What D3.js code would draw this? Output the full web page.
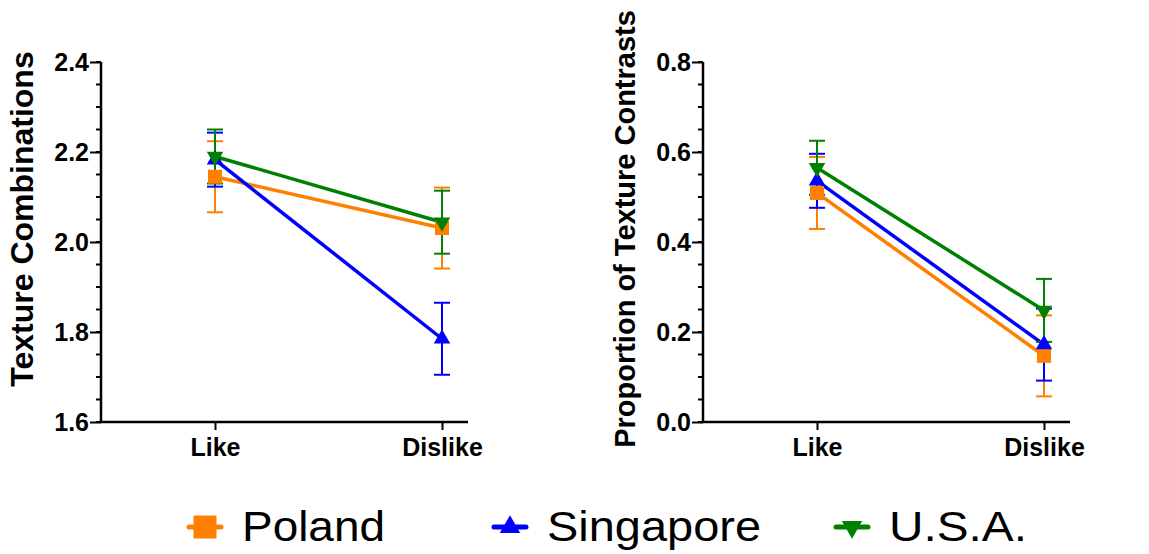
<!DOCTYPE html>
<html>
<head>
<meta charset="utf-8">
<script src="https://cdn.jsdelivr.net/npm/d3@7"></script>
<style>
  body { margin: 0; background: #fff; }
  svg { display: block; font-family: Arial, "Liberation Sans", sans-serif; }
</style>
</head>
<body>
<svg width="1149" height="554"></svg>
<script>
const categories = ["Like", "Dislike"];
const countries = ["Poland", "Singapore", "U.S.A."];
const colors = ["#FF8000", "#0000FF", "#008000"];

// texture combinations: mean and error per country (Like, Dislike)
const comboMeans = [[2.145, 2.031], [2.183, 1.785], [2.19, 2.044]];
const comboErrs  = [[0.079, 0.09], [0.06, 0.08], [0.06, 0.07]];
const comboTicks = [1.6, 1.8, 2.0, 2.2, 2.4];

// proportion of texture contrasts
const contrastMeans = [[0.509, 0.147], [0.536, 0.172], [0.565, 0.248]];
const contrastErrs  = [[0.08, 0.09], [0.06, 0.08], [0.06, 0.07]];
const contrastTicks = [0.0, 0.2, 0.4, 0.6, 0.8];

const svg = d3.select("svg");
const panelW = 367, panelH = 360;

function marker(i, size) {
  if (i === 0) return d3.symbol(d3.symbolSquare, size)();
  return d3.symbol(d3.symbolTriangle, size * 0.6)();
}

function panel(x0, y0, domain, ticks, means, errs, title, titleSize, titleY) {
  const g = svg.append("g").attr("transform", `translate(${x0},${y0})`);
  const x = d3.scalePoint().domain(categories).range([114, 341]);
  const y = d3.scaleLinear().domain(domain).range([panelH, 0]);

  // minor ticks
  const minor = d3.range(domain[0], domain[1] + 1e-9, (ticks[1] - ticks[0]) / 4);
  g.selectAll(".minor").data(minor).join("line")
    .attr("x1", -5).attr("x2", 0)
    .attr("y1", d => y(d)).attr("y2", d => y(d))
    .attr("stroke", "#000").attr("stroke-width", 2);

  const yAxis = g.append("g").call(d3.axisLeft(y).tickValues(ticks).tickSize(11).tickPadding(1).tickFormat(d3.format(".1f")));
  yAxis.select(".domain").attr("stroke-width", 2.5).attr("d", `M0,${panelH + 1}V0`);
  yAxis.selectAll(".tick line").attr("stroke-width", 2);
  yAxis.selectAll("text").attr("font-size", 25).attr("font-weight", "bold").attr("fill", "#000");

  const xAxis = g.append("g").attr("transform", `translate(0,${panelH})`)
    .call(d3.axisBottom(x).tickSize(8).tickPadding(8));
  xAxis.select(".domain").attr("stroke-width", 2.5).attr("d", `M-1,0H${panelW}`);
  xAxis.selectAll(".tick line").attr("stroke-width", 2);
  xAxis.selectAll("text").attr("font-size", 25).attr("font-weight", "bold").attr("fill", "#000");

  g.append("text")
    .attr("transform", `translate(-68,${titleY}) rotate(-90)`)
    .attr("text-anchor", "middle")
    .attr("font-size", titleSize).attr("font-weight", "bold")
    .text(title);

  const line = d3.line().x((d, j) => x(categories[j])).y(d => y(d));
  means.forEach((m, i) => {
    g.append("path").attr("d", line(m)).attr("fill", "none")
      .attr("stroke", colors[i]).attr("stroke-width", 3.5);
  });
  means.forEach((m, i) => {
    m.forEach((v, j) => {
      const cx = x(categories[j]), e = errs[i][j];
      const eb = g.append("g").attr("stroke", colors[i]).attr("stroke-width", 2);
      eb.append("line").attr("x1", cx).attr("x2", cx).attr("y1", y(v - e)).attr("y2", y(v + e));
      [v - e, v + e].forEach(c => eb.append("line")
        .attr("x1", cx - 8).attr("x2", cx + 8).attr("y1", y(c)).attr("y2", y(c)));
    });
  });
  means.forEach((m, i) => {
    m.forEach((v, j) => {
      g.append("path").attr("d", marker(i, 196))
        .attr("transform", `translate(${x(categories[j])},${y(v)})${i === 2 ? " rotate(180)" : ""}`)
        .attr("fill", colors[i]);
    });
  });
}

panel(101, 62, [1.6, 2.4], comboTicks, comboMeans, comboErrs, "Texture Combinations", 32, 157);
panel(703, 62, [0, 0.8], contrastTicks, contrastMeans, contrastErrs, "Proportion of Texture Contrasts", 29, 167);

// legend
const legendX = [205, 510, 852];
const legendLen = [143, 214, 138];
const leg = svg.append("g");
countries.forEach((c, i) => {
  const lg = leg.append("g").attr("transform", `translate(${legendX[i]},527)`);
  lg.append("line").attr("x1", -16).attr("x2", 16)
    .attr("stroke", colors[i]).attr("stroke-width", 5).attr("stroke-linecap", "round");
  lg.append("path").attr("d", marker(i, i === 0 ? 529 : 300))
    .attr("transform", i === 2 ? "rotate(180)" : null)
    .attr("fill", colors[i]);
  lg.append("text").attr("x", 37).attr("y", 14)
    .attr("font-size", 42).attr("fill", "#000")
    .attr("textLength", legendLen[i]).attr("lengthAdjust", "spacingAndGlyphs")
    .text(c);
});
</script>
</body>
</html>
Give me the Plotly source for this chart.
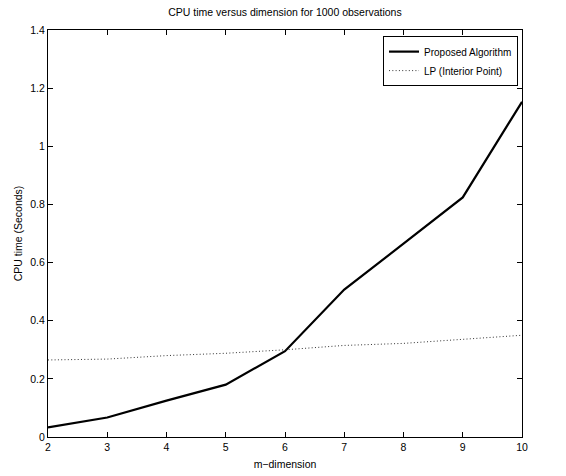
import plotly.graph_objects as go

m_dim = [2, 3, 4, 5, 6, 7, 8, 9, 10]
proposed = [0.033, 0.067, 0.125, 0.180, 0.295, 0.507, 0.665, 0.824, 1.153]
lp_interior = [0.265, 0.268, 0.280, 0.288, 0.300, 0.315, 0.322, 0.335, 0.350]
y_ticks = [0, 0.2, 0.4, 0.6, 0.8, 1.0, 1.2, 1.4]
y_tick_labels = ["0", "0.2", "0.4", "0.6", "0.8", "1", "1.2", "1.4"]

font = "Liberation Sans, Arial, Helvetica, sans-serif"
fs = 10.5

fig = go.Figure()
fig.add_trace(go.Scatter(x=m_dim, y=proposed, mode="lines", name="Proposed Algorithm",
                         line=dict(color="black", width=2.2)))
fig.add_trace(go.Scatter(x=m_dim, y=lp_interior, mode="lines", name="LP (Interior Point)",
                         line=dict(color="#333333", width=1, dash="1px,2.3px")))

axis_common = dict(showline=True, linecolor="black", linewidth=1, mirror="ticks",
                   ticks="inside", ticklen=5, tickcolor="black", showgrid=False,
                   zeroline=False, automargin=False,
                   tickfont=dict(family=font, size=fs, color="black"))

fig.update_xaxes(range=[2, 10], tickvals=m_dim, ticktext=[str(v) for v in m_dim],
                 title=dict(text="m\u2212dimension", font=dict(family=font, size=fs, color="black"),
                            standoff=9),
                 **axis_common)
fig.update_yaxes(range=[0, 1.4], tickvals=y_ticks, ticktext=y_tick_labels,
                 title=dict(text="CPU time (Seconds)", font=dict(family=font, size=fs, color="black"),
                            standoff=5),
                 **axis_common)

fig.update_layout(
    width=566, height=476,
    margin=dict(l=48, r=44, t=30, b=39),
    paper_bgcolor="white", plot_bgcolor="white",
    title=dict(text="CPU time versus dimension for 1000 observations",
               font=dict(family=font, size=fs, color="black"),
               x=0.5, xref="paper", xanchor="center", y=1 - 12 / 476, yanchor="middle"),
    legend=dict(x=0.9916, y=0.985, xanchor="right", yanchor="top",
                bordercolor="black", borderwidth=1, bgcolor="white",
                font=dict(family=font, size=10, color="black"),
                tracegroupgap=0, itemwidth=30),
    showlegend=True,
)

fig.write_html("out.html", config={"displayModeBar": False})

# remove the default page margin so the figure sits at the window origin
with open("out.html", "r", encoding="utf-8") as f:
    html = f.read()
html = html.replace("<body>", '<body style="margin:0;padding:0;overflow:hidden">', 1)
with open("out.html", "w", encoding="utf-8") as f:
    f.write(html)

[Exercise] Only the lines between the line with "Give me the Plotly source for this chart." and the line with "import plotly.graph_objects as go", inclusive, should be reproduced, exactly as written and without pictures.

[Solution to this problem]
Give me the Plotly source for this chart.
import plotly.graph_objects as go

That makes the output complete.